** GOAL OF THE EXERCISE **
Could you output each line of the data that follows exactly?

** DATA SEGMENT **
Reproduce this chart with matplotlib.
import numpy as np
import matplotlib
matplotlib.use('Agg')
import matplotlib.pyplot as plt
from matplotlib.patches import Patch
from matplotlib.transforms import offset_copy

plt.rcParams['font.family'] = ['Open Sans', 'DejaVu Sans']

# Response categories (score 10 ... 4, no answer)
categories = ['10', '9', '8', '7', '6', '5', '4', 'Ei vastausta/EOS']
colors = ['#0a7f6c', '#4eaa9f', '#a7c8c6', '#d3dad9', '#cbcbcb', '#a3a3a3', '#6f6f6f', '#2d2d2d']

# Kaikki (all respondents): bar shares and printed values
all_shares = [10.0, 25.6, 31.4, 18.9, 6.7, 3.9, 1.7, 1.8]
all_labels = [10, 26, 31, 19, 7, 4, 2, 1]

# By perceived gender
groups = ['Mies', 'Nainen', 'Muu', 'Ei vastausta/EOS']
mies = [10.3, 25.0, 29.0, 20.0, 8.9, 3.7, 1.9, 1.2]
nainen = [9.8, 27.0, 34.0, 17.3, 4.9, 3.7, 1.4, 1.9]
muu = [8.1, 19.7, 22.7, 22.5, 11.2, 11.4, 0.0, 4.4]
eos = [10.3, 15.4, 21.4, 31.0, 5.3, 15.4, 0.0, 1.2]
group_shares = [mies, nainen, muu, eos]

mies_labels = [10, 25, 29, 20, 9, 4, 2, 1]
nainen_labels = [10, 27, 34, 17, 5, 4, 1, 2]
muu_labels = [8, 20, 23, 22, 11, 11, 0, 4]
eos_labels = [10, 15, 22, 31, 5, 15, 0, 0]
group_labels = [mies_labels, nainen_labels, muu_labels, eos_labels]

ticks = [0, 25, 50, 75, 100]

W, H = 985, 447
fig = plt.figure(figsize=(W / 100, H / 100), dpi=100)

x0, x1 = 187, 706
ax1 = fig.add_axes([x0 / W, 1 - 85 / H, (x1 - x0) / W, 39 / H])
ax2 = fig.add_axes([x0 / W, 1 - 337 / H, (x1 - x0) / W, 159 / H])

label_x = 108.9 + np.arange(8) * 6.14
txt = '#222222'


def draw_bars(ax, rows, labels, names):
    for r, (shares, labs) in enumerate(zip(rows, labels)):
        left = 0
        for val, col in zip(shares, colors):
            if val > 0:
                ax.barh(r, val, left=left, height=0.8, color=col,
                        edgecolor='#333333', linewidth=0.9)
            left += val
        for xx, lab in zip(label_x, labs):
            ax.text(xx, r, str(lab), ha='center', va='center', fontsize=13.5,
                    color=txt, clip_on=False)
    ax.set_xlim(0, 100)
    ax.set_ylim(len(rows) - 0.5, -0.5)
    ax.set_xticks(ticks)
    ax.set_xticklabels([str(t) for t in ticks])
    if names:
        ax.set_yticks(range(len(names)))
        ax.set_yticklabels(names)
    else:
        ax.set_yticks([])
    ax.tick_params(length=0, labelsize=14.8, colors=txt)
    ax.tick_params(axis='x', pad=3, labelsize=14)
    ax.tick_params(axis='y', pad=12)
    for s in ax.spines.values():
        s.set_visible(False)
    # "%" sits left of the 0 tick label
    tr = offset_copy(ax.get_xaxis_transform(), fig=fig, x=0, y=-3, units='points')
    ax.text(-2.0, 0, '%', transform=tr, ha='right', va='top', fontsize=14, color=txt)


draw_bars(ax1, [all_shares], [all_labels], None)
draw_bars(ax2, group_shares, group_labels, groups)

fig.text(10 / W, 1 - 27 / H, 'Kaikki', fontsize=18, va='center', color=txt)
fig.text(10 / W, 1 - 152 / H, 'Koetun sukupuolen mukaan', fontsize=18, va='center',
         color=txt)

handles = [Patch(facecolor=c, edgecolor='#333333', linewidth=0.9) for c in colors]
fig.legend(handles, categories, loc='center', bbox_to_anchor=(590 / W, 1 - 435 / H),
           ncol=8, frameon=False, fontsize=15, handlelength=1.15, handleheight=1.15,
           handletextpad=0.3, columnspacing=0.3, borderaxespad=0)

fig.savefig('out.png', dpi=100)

** OUTPUT OF THE EXERCISE **
Reproduce this chart with matplotlib.
import numpy as np
import matplotlib
matplotlib.use('Agg')
import matplotlib.pyplot as plt
from matplotlib.patches import Patch
from matplotlib.transforms import offset_copy

plt.rcParams['font.family'] = ['Open Sans', 'DejaVu Sans']

# Response categories (score 10 ... 4, no answer)
categories = ['10', '9', '8', '7', '6', '5', '4', 'Ei vastausta/EOS']
colors = ['#0a7f6c', '#4eaa9f', '#a7c8c6', '#d3dad9', '#cbcbcb', '#a3a3a3', '#6f6f6f', '#2d2d2d']

# Kaikki (all respondents): bar shares and printed values
all_shares = [10.0, 25.6, 31.4, 18.9, 6.7, 3.9, 1.7, 1.8]
all_labels = [10, 26, 31, 19, 7, 4, 2, 1]

# By perceived gender
groups = ['Mies', 'Nainen', 'Muu', 'Ei vastausta/EOS']
mies = [10.3, 25.0, 29.0, 20.0, 8.9, 3.7, 1.9, 1.2]
nainen = [9.8, 27.0, 34.0, 17.3, 4.9, 3.7, 1.4, 1.9]
muu = [8.1, 19.7, 22.7, 22.5, 11.2, 11.4, 0.0, 4.4]
eos = [10.3, 15.4, 21.4, 31.0, 5.3, 15.4, 0.0, 1.2]
group_shares = [mies, nainen, muu, eos]

mies_labels = [10, 25, 29, 20, 9, 4, 2, 1]
nainen_labels = [10, 27, 34, 17, 5, 4, 1, 2]
muu_labels = [8, 20, 23, 22, 11, 11, 0, 4]
eos_labels = [10, 15, 22, 31, 5, 15, 0, 0]
group_labels = [mies_labels, nainen_labels, muu_labels, eos_labels]

ticks = [0, 25, 50, 75, 100]

W, H = 985, 447
fig = plt.figure(figsize=(W / 100, H / 100), dpi=100)

x0, x1 = 187, 706
ax1 = fig.add_axes([x0 / W, 1 - 85 / H, (x1 - x0) / W, 39 / H])
ax2 = fig.add_axes([x0 / W, 1 - 337 / H, (x1 - x0) / W, 159 / H])

label_x = 108.9 + np.arange(8) * 6.14
txt = '#222222'


def draw_bars(ax, rows, labels, names):
    for r, (shares, labs) in enumerate(zip(rows, labels)):
        left = 0
        for val, col in zip(shares, colors):
            if val > 0:
                ax.barh(r, val, left=left, height=0.8, color=col,
                        edgecolor='#333333', linewidth=0.9)
            left += val
        for xx, lab in zip(label_x, labs):
            ax.text(xx, r, str(lab), ha='center', va='center', fontsize=13.5,
                    color=txt, clip_on=False)
    ax.set_xlim(0, 100)
    ax.set_ylim(len(rows) - 0.5, -0.5)
    ax.set_xticks(ticks)
    ax.set_xticklabels([str(t) for t in ticks])
    if names:
        ax.set_yticks(range(len(names)))
        ax.set_yticklabels(names)
    else:
        ax.set_yticks([])
    ax.tick_params(length=0, labelsize=14.8, colors=txt)
    ax.tick_params(axis='x', pad=3, labelsize=14)
    ax.tick_params(axis='y', pad=12)
    for s in ax.spines.values():
        s.set_visible(False)
    # "%" sits left of the 0 tick label
    tr = offset_copy(ax.get_xaxis_transform(), fig=fig, x=0, y=-3, units='points')
    ax.text(-2.0, 0, '%', transform=tr, ha='right', va='top', fontsize=14, color=txt)


draw_bars(ax1, [all_shares], [all_labels], None)
draw_bars(ax2, group_shares, group_labels, groups)

fig.text(10 / W, 1 - 27 / H, 'Kaikki', fontsize=18, va='center', color=txt)
fig.text(10 / W, 1 - 152 / H, 'Koetun sukupuolen mukaan', fontsize=18, va='center',
         color=txt)

handles = [Patch(facecolor=c, edgecolor='#333333', linewidth=0.9) for c in colors]
fig.legend(handles, categories, loc='center', bbox_to_anchor=(590 / W, 1 - 435 / H),
           ncol=8, frameon=False, fontsize=15, handlelength=1.15, handleheight=1.15,
           handletextpad=0.3, columnspacing=0.3, borderaxespad=0)

fig.savefig('out.png', dpi=100)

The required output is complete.